I'm new to Spark. I'm trying to implement tf-idf. I need to calculate how many times each word occurs in each document and number of total words in each document.
I want to make reduce and possibly another operation but I don't know yet how. Here's the input I have:
Pairs are of the form (documentName , (word, wordCount))
ex.
("doc1", ("a", 3)), ("doc1", ("the", 2)), ("doc2", ("a", 5)),
("doc2",("have", 5))
Keys are documents and values are words and how many times that word occurs in that document.
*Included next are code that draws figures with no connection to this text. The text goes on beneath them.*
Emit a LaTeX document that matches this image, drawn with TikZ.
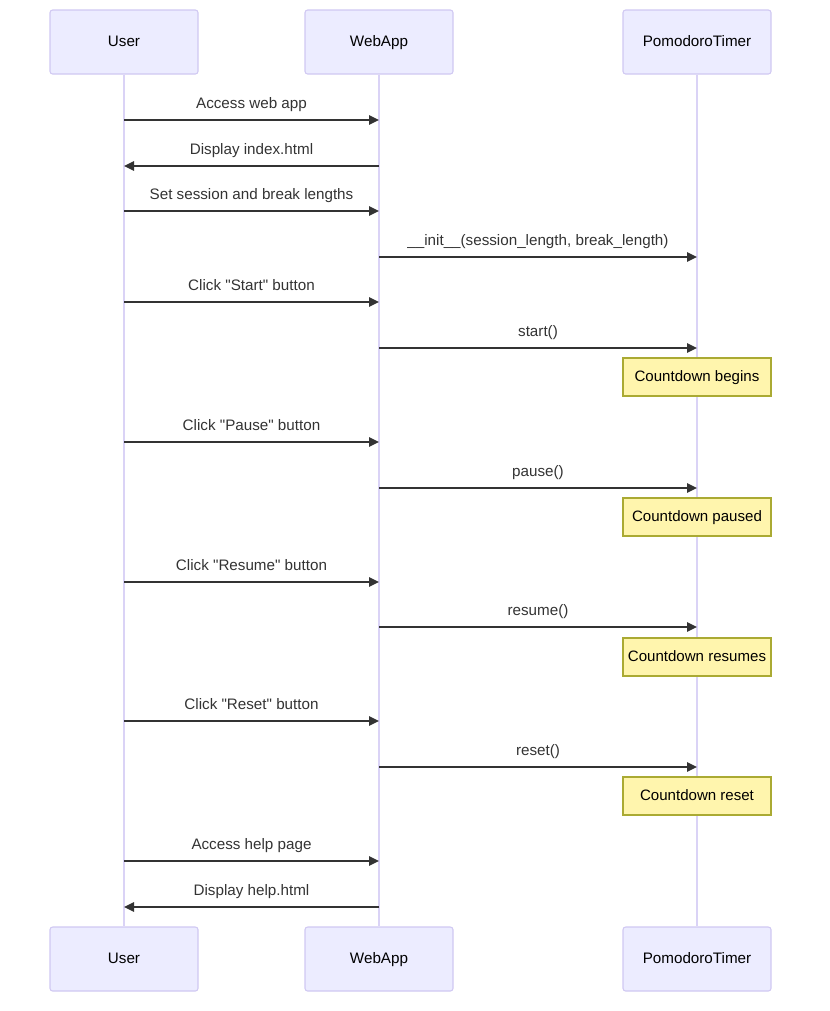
\documentclass[tikz,border=0pt]{standalone}
\usepackage{fontspec}
\setmainfont{Liberation Sans}[Ligatures=TeXOff]
\usetikzlibrary{positioning, arrows.meta, backgrounds}
\definecolor{actfill}{HTML}{ECECFF}
\definecolor{actline}{HTML}{D0C8F2}
\definecolor{lifeln}{HTML}{DAD3F6}
\definecolor{notefill}{HTML}{FFF5AD}
\definecolor{noteline}{HTML}{AAAA33}
\definecolor{msgline}{HTML}{333333}

\begin{document}
\begin{tikzpicture}[x=0.75pt, y=-0.75pt,
    actor/.style={draw=actline, fill=actfill, line width=0.8pt, rounded corners=2pt,
      minimum width=111pt, minimum height=48pt, text height=8.5pt, text depth=2.5pt,
      font=\fontsize{11.4}{13}\selectfont},
    notebox/.style={draw=noteline, fill=notefill, line width=0.8pt, inner xsep=1pt,
      minimum width=111pt, minimum height=28.5pt, text height=8.5pt, text depth=2.5pt,
      font=\fontsize{11.3}{13}\selectfont},
    msg/.style={draw=msgline, line width=1.2pt, -{Triangle[length=7.5pt, width=7pt]}},
    lbl/.style={anchor=base, yshift=8.5pt, text=msgline, font=\fontsize{11.4}{13}\selectfont},
    life/.style={draw=lifeln, line width=1.1pt}]
    \useasboundingbox (0,0) rectangle (829,1011);
    % actors
    \node[actor] (userT) at (124,42) {User};
    \node[actor] (webT) at (379,42) {WebApp};
    \node[actor] (timerT) at (697,42) {PomodoroTimer};
    \node[actor] (userB) at (124,959) {User};
    \node[actor] (webB) at (379,959) {WebApp};
    \node[actor] (timerB) at (697,959) {PomodoroTimer};
    % lifelines
    \begin{pgfonlayer}{background}
    \draw[life] (userT) -- (userB);
    \draw[life] (webT) -- (webB);
    \draw[life] (timerT) -- (timerB);
    \end{pgfonlayer}
    % message points
    \coordinate (u1) at (124,120); \coordinate (w1) at (379,120);
    \coordinate (u2) at (124,166); \coordinate (w2) at (379,166);
    \coordinate (u3) at (124,211); \coordinate (w3) at (379,211);
    \coordinate (w4) at (379,257); \coordinate (t4) at (697,257);
    \coordinate (u5) at (124,302); \coordinate (w5) at (379,302);
    \coordinate (w6) at (379,348); \coordinate (t6) at (697,348);
    \coordinate (u7) at (124,442); \coordinate (w7) at (379,442);
    \coordinate (w8) at (379,488); \coordinate (t8) at (697,488);
    \coordinate (u9) at (124,582); \coordinate (w9) at (379,582);
    \coordinate (w10) at (379,627); \coordinate (t10) at (697,627);
    \coordinate (u11) at (124,721); \coordinate (w11) at (379,721);
    \coordinate (w12) at (379,767); \coordinate (t12) at (697,767);
    \coordinate (u13) at (124,861); \coordinate (w13) at (379,861);
    \coordinate (u14) at (124,907); \coordinate (w14) at (379,907);
    % messages
    \draw[msg] (u1) -- node[lbl] {Access web app} (w1);
    \draw[msg] (w2) -- node[lbl] {Display index.html} (u2);
    \draw[msg] (u3) -- node[lbl] {Set session and break lengths} (w3);
    \draw[msg] (w4) -- node[lbl] {\_\_init\_\_(session\_length, break\_length)} (t4);
    \draw[msg] (u5) -- node[lbl] {Click "Start" button} (w5);
    \draw[msg] (w6) -- node[lbl] {start()} (t6);
    \node[notebox] (beginsN) at (697,377) {Countdown begins};
    \draw[msg] (u7) -- node[lbl] {Click "Pause" button} (w7);
    \draw[msg] (w8) -- node[lbl] {pause()} (t8);
    \node[notebox] (pausedN) at (697,517) {Countdown paused};
    \draw[msg] (u9) -- node[lbl] {Click "Resume" button} (w9);
    \draw[msg] (w10) -- node[lbl] {resume()} (t10);
    \node[notebox] (resumesN) at (697,657) {Countdown resumes};
    \draw[msg] (u11) -- node[lbl] {Click "Reset" button} (w11);
    \draw[msg] (w12) -- node[lbl] {reset()} (t12);
    \node[notebox] (resetN) at (697,796) {Countdown reset};
    \draw[msg] (u13) -- node[lbl] {Access help page} (w13);
    \draw[msg] (w14) -- node[lbl] {Display help.html} (u14);
\end{tikzpicture}
\end{document}
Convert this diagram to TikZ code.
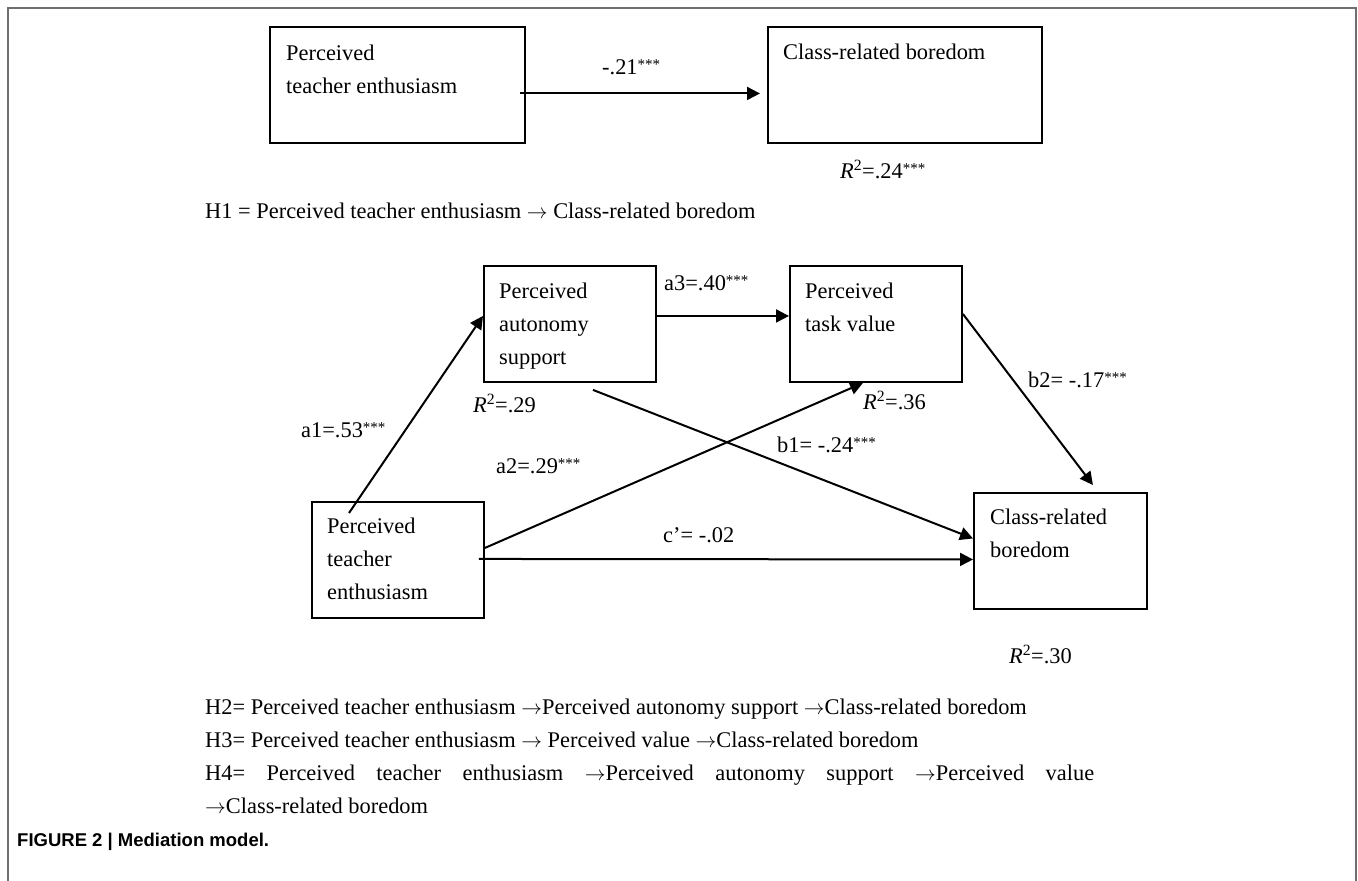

I want to count total words in every document and possibly calculate percentage of that word.
Output I want:
("doc1", (("a", 3), 5)) , ("doc1", (("the", 2), 5)),
("doc2", (("a", 5),10)), ("doc2", (("have", 5),10))
I get the effect by
corpus.join(corpus.reduceByKey(lambda x, y : x[1]+y[1]))
Starting point :
collect_of_docs = [(doc1,text1), (doc2, text2),....]
def count_words(x):
l = []
words = x[1].split()
for w in words:
l.append(((w, x[0]), 1))
return l
sc = SparkContext()
corpus = sc.parallelize(collect_of_docs)
input = (corpus
.flatMap(count_words)
.reduceByKey(add)
.map(lambda ((x,y), z) : (y, (x,z))))
If possible I want to make only one reduce operation with a tricky operator maybe. Any help is appreciated :) Thanks in advance.